A volte la fuga diventa una consuetudine, perché ci permette di allontanarci da noi stessi.
E, a volte, ci allontaniamo così tanto che finiamo per fuggire anche dalla felicità.
Condizione che meglio non potrebbe essere descritta dalle parole della protagonista di “A private war” (2018), che racconta la vera storia della giornalista di guerra Marie Colvin, rimasta uccisa nel 2012 durante un attacco missilistico in Siria:
“Vuoi della psicologia spicciola? Va bene. Ecco io ammiravo molto mio padre, mi sono tormentata quando è morto perché non ha mai accettato il fatto che potessi avere delle mie opinioni. Amo mia madre, ma sono in conflitto con lei perché non potrei mai essere la classica casalinga con una vita tranquilla del cazzo.
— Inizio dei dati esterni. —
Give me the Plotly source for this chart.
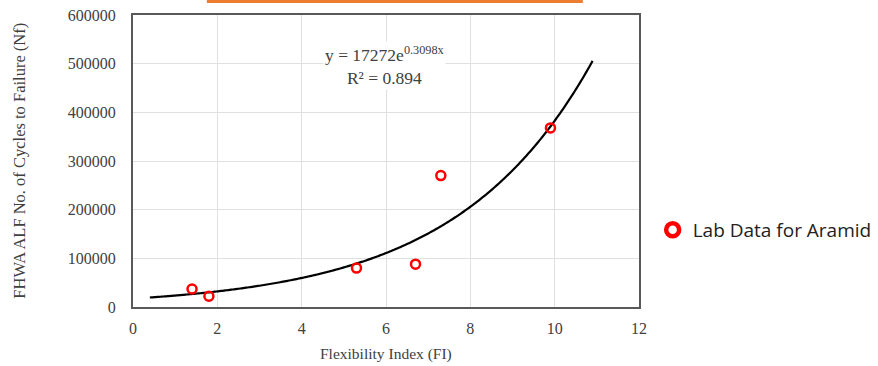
import numpy as np
import plotly.graph_objects as go

# Data
fi_values = [1.4, 1.8, 5.3, 6.7, 7.3, 9.9]
nf_values = [37000, 22000, 80000, 88000, 270000, 368000]
trend_a = 17272
trend_b = 0.3098
trend_x_range = [0.4, 10.9]
r_squared = 0.894
x_ticks = [0, 2, 4, 6, 8, 10, 12]
y_ticks = [0, 100000, 200000, 300000, 400000, 500000, 600000]

tx = np.linspace(trend_x_range[0], trend_x_range[1], 300)
ty = trend_a * np.exp(trend_b * tx)

serif = "Liberation Serif"
txt = "#404040"

fig = go.Figure()
fig.add_trace(go.Scatter(x=tx, y=ty, mode="lines",
                         line=dict(color="black", width=2.2, simplify=False),
                         showlegend=False, hoverinfo="skip"))
fig.add_trace(go.Scatter(x=fi_values, y=nf_values, mode="markers", showlegend=False,
                         marker=dict(symbol="circle-open", size=9, color="#FF0000",
                                     line=dict(width=2.5, color="#FF0000"))))
fig.add_trace(go.Scatter(x=[None], y=[None], mode="markers", name="Lab Data for Aramid",
                         marker=dict(symbol="circle", size=13, color="white",
                                     line=dict(width=4.5, color="#FF0000"))))

fig.add_annotation(x=5.97, y=547000, xref="x", yref="y",
                   text=f"y = {trend_a}e<sup>{trend_b}x</sup><br>R² = {r_squared}",
                   showarrow=False, yanchor="top", bgcolor="white",
                   font=dict(family=serif, size=17.5, color=txt), align="center")

fig.add_shape(type="rect", xref="paper", yref="paper", x0=0.146, x1=0.889, y0=1.041, y1=1.06,
              fillcolor="#ED7D31", line=dict(width=0), layer="above")

fig.add_annotation(x=-0.226, y=0.5, xref="paper", yref="paper", textangle=-90,
                   text="FHWA ALF No. of Cycles to Failure (Nf)", showarrow=False,
                   xanchor="center", yanchor="middle",
                   font=dict(family=serif, size=16.5, color=txt))
fig.add_annotation(x=0.5, y=-0.161, xref="paper", yref="paper",
                   text="Flexibility Index (FI)", showarrow=False,
                   xanchor="center", yanchor="middle",
                   font=dict(family=serif, size=15.5, color=txt))

fig.update_layout(
    width=878, height=366,
    margin=dict(l=133, r=239, t=15, b=59, autoexpand=False),
    paper_bgcolor="white", plot_bgcolor="white",
    font=dict(family=serif, color=txt),
    legend=dict(x=1.027, y=0.264, xanchor="left", yanchor="middle",
                font=dict(family="Open Sans", size=19, color="#222222"),
                itemwidth=30, tracegroupgap=0),
    xaxis=dict(range=[0, 12], tickvals=x_ticks, showgrid=True, gridcolor="#E0E0E0",
               showline=True, linecolor="#595959", linewidth=2, mirror=True,
               ticks="", ticklabelstandoff=6, automargin=False,
               tickfont=dict(family=serif, size=16, color=txt),
               zeroline=False),
    yaxis=dict(range=[0, 600000], tickvals=y_ticks, showgrid=True, gridcolor="#E0E0E0",
               showline=True, linecolor="#595959", linewidth=2, mirror=True,
               ticks="", tickformat="d", ticklabelstandoff=12, automargin=False,
               tickfont=dict(family=serif, size=16, color=txt),
               zeroline=False),
)

fig.write_html("out.html", config={"displayModeBar": False},
               post_script="document.body.style.margin='0px';")
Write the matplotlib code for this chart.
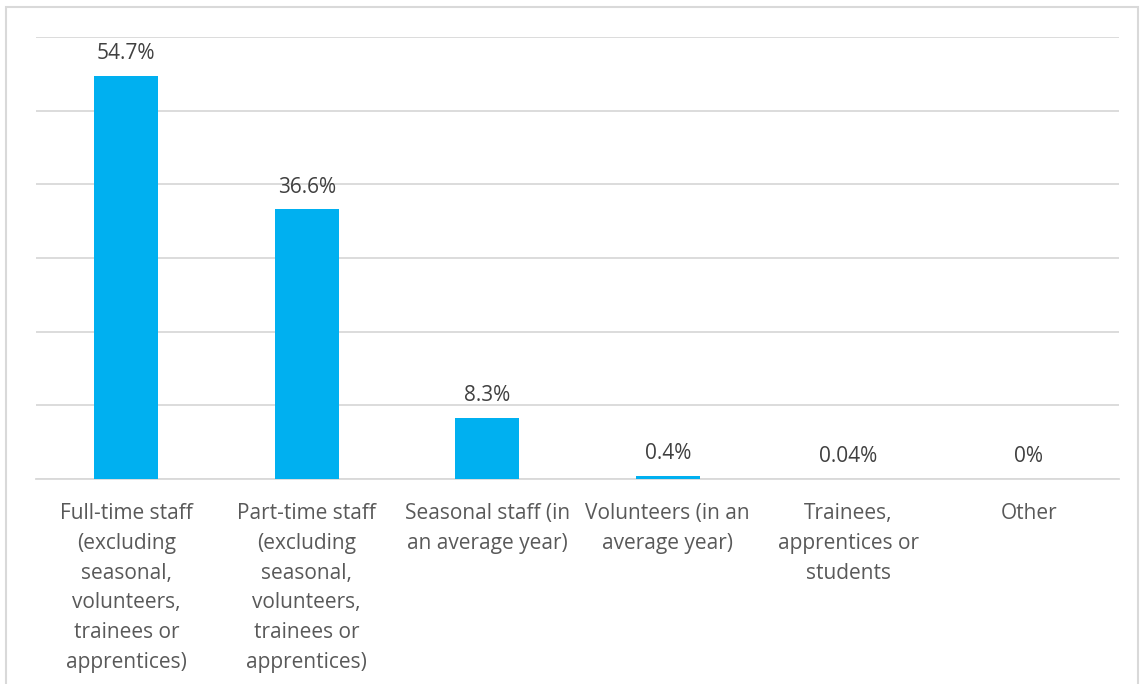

Faccio diete molto rigide perché non voglio ingrassare, ma ho anche visto molte persone nel mondo soffrire di fame, quindi mi piace mangiare. Io vorrei diventare madre come mia sorella, ma non ci riesco, ho già avuto due aborti spontanei. E io ormai mi devo rassegnare. Ho paura di diventare vecchia, ma ho anche paura di morire giovane. Sono felice quando ho un Vodka Martini in mano, però non sopporto il fatto che le voci nella mia testa non si fermino finché non mi sono scolata un’intera bottiglia. Odio trovarmi nelle zone di guerra. Però sento anche il bisogno… il bisogno di vederle con i miei occhi.”